If you read How Puer is Made you may be wondering how your maocha [the loose leaf, dry puer material] gets to its pressed state. Puer can be pressed into an infinite number of forms. Any form that can be made into a mold will suffice. Some traditional forms even include shapes like melons or mushrooms. In addition to a variation in forms, the pressing methods also vary, from hydraulic presses to weighted stones. For the purposes of this article, we will be focusing on stone pressed puer cakes.
Every form has an ideal size and weight, for example some tuocha [bird's nest shaped tea like this] are around 100 grams. The only limits on weight are the size of the form and being able to adequately dry the tea after pressing. Other than that, the sky is the limit. Stone pressed cakes can vary in size, but in these photographs the traditional qizibing [seven cake stack] weight of 357 grams is used. A stack or tong of seven of these cakes will be 2.5 kilograms.
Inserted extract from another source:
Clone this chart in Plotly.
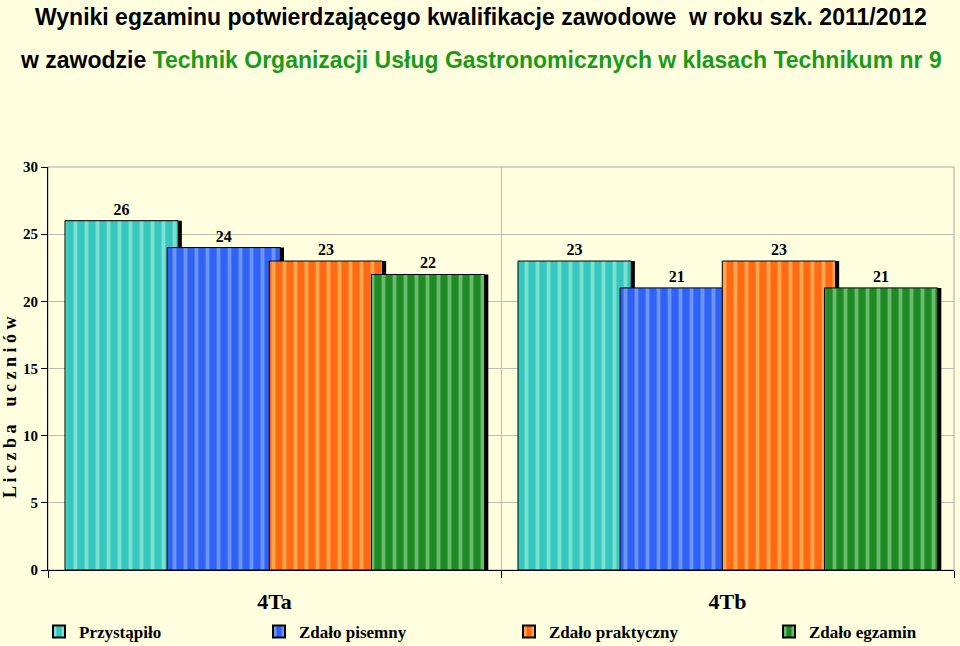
import plotly.graph_objects as go

classes = ["4Ta", "4Tb"]
series_names = ["Przystąpiło", "Zdało pisemny", "Zdało praktyczny", "Zdało egzamin"]
przystapilo = [26, 23]
zdalo_pisemny = [24, 21]
zdalo_praktyczny = [23, 23]
zdalo_egzamin = [22, 21]
y_ticks = [0, 5, 10, 15, 20, 25, 30]

series_values = [przystapilo, zdalo_pisemny, zdalo_praktyczny, zdalo_egzamin]
base_colors = ["#36C8C0", "#2F62F5", "#FF6A12", "#1E8A26"]
light_colors = ["#BDF7DD", "#A9C8FF", "#FFE08A", "#B5EDB0"]
legend_ids = ["legend", "legend2", "legend3", "legend4"]
legend_left_px = [57, 277, 527, 787]

BG = "#FFFFE0"
SERIF = "Liberation Serif, Times New Roman, serif"
SANS = "Liberation Sans, Arial, sans-serif"

PL, PR, PT, PB = 48, 954, 167, 570
PW, PH = PR - PL, PB - PT

fig = go.Figure()
width = 0.25
step = 0.2255
start = -0.4625
for i, (name, vals) in enumerate(zip(series_names, series_values)):
    off = start + i * step
    # shadow
    fig.add_trace(go.Bar(
        x=classes, y=vals, offset=off + 0.008, width=width,
        marker=dict(color="black", line=dict(width=0)),
        showlegend=False, hoverinfo="skip"))
    fig.add_trace(go.Bar(
        x=classes, y=vals, name=name, offset=off, width=width,
        legend=legend_ids[i],
        marker=dict(color=base_colors[i],
                    line=dict(color="black", width=1),
                    pattern=dict(shape="|", fgcolor=light_colors[i], size=11,
                                 solidity=0.35, fillmode="overlay")),
        text=[str(v) for v in vals],
        textposition="outside",
        textfont=dict(family=SERIF, size=16, color="black", weight="bold"),
        cliponaxis=False))

legend_common = dict(orientation="h", yanchor="middle", xanchor="left",
                     y=(PB - 632) / PH,
                     font=dict(family=SERIF, size=17, color="black", weight="bold"),
                     bgcolor="rgba(0,0,0,0)", itemsizing="constant")
legends = {}
for lid, px in zip(legend_ids, legend_left_px):
    legends[lid] = dict(legend_common, x=(px - 18 - PL) / PW)

fig.update_layout(
    width=960, height=646,
    barmode="overlay",
    paper_bgcolor=BG, plot_bgcolor=BG,
    margin=dict(l=PL, r=960 - PR, t=PT, b=646 - PB, autoexpand=False),
    showlegend=True,
    font=dict(family=SERIF, color="black"),
    **legends,
)

fig.update_xaxes(
    type="category", tickson="boundaries", ticks="outside", ticklen=7,
    tickcolor="black", showline=True, linecolor="black", linewidth=1,
    showgrid=True, gridcolor="#BEBEB0", gridwidth=1,
    tickfont=dict(family=SERIF, size=22, color="black", weight="bold"),
    ticklabelstandoff=12,
)
fig.update_yaxes(
    range=[0, 30], tickvals=y_ticks, ticks="outside", ticklen=6,
    tickcolor="black", showline=True, linecolor="black", linewidth=1,
    showgrid=True, gridcolor="#BEBEB0", gridwidth=1, zeroline=False,
    tickfont=dict(family=SERIF, size=15, color="black", weight="bold"),
)

fig.add_shape(type="rect", xref="paper", yref="paper", x0=0, x1=1, y0=0, y1=1,
              line=dict(color="#A8A8A0", width=1), layer="below")

fig.add_annotation(
    text="L i c z b a    u c z n i ó w", textangle=-90,
    xref="paper", yref="paper", x=(10 - PL) / PW, y=(PB - 407) / PH,
    xanchor="center", yanchor="middle",
    showarrow=False, font=dict(family=SERIF, size=18, color="black", weight="bold"))

fig.add_annotation(
    text="Wyniki egzaminu potwierdzającego kwalifikacje zawodowe  w roku szk. 2011/2012",
    xref="paper", yref="paper", x=(481 - PL) / PW, y=(PB - 17) / PH,
    xanchor="center", yanchor="middle",
    showarrow=False, font=dict(family=SANS, size=23, color="black", weight="bold"))
fig.add_annotation(
    text="w zawodzie <span style='color:#1A9A1A'>Technik Organizacji Usług Gastronomicznych w klasach Technikum nr 9</span>",
    xref="paper", yref="paper", x=(481 - PL) / PW, y=(PB - 60) / PH,
    xanchor="center", yanchor="middle",
    showarrow=False, font=dict(family=SANS, size=23, color="black", weight="bold"))

fig.write_html("out.html")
The tea is weighed in a metal cylinder with holes on the bottom to allow steam to pass through the base. This is also the step where the neifei [inner ticket] is placed in the cylinder near the top of the tea.
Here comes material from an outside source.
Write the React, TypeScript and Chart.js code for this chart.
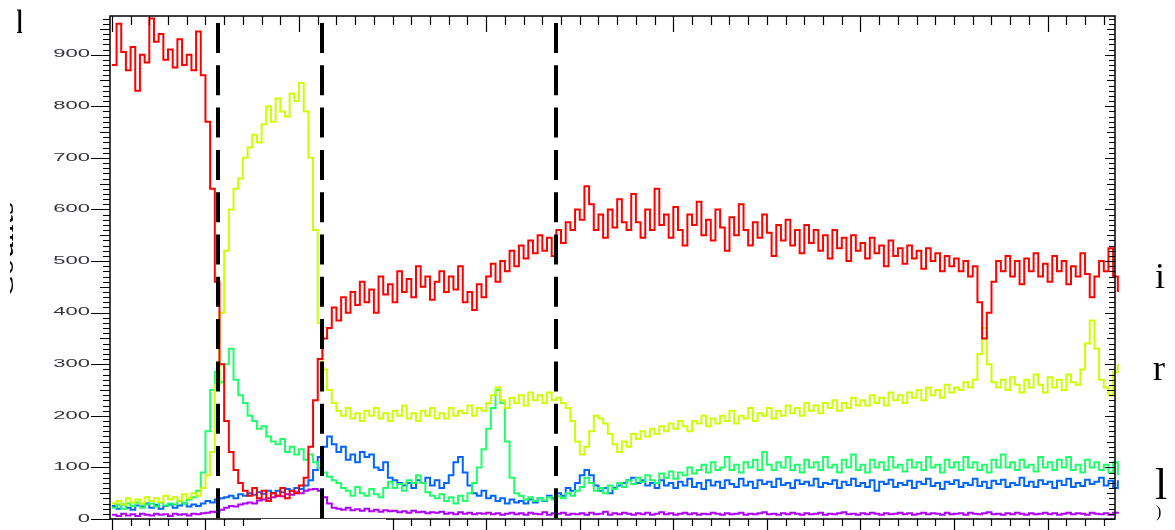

The metal cylinder is then placed upon a steam vent. The steam passes through the tea briefly as it courses through the cylinder and through the top of the tea. This softens the tea and readies it to be pressed. If one were to press raw maocha, it would crunch together in a brittle mess. The steaming allows the tea to accept a pressing and stick together afterwards.
The steamed tea is now pliable. The pliable tea is dumped from the cylinder into a bag and flattened using the palm of the hand or fingers in a similar manner to the way one flattens a ball of pizza dough. The left over cloth of the long cloth bag is then balled up and place in the center of the cake as it is passed off to the presser. You will notice a dimple in stone pressed puer cakes such as this one. This is the imprint of the left over cloth.
The last step is to the place the cloth bag underneath a very heavy stone. The stone is lifted on top on the cake and a person stands atop the stone. After doing a little puer pressing dance for 15 seconds or so, they hop off of the stone and allow the stone to sit atop the cake until it cools a bit. After the cake has cooled, it is removed from the cloth sack and placed on a drying rack.
The pressed cake is then set out in the sun in order to dry the cake. The amount of time varies greatly depending on weather and altitude. In some cases the cakes are placed in a hongfang [heated room] in order to dry, or dried in the shade. There is a danger in not drying the cakes fast enough due to the remaining moisture from the pressing. If the cakes are too moist, mold could form and ruin the cake or turn it sour. Therefore, pressing is often weather dependent if a producer intends on sun drying. Our 2014 cakes are all sun dried on racks in a traditional manner.